Project Management touch point: A PM spends 80% of time communicating. This is an example of perfect piece of communication, instinctive, informal, complete, Good enough to act upon. The only risk is if we lied. The incentive was the mitigation strategy. The value of informal communication is immeasurable.


Scope Management:

She further enquired from us if we could guess from which village the visitors could possibly be from. With the scrappy information she made a guesstimate of food she had to make. By this time she had the stove running and sent us on couple of errands to the local sety’s provision store.


Project Management touch point: The outcome from our communication was scope planning. It was ‘Expert judgement’. She collected requirements through ‘interviews’. The scope was validated with decision making technique based on information.


Time Management:

She had a gut feeling to light one, two or three stoves. And always told time by the crude sun dial looking at the position of the sun’s rays that came through the roof and fell on the kitchen wall. The food was prepared just in time to be served hot. Like all villagers the final serving was after the diner said enough, I am full. There was always room for one last extra spoon to show the largesse by the host, factoring for shyness of the visitor.

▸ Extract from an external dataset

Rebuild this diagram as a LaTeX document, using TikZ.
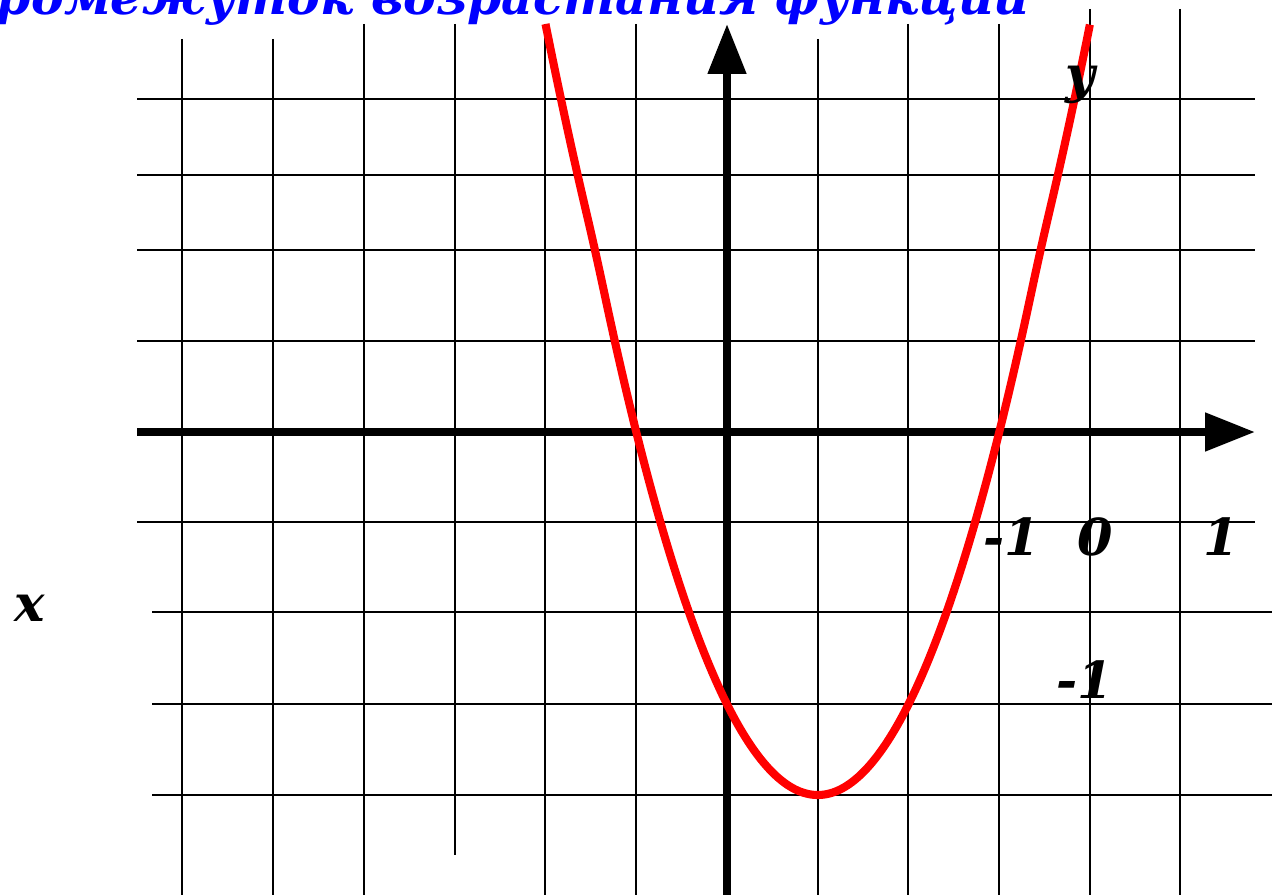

Project Management touch point:

The scope was now fit into time. The ‘organisation process asset’ was her previous experience. ‘Expert judgement’, ‘Activity list’ (maintained in mind) ‘ ‘Resource requirements’ (people and ingredients) and ‘Schedule control’ (timely completion) was done to perfection. The food had to be served hot and in time.


Cost Management:

She was very smart in managing resources and cost. At any time she had the extra buck; very prudent. Grandfather simply paid the provision bill once every month the day after he got his pension. It was all standardized. He must have had a benchmark in the back of his mind and my grandmother had an uncanny ability not to breach the budget and mind you she never kept account.


Project Management touch point: The cost was estimated through ‘Expert Judgement’. She did follow the ‘Zero based budgeting’. Never bought anything unless there was a strong business case. She did manage very well with one vendor and managed inventory ‘Just in time’.


The above narrative is a true rendition from a ‘project team member’ in the household. And to this day, I sit back and wonder how an uneducated lady managed her projects so creditably. This line from the poem ‘The Village School Master’ by Oliver Goldsmith, aptly describes her wisdom “The one small head could carry all (s) he knew”…She did know Project Management as we practice today.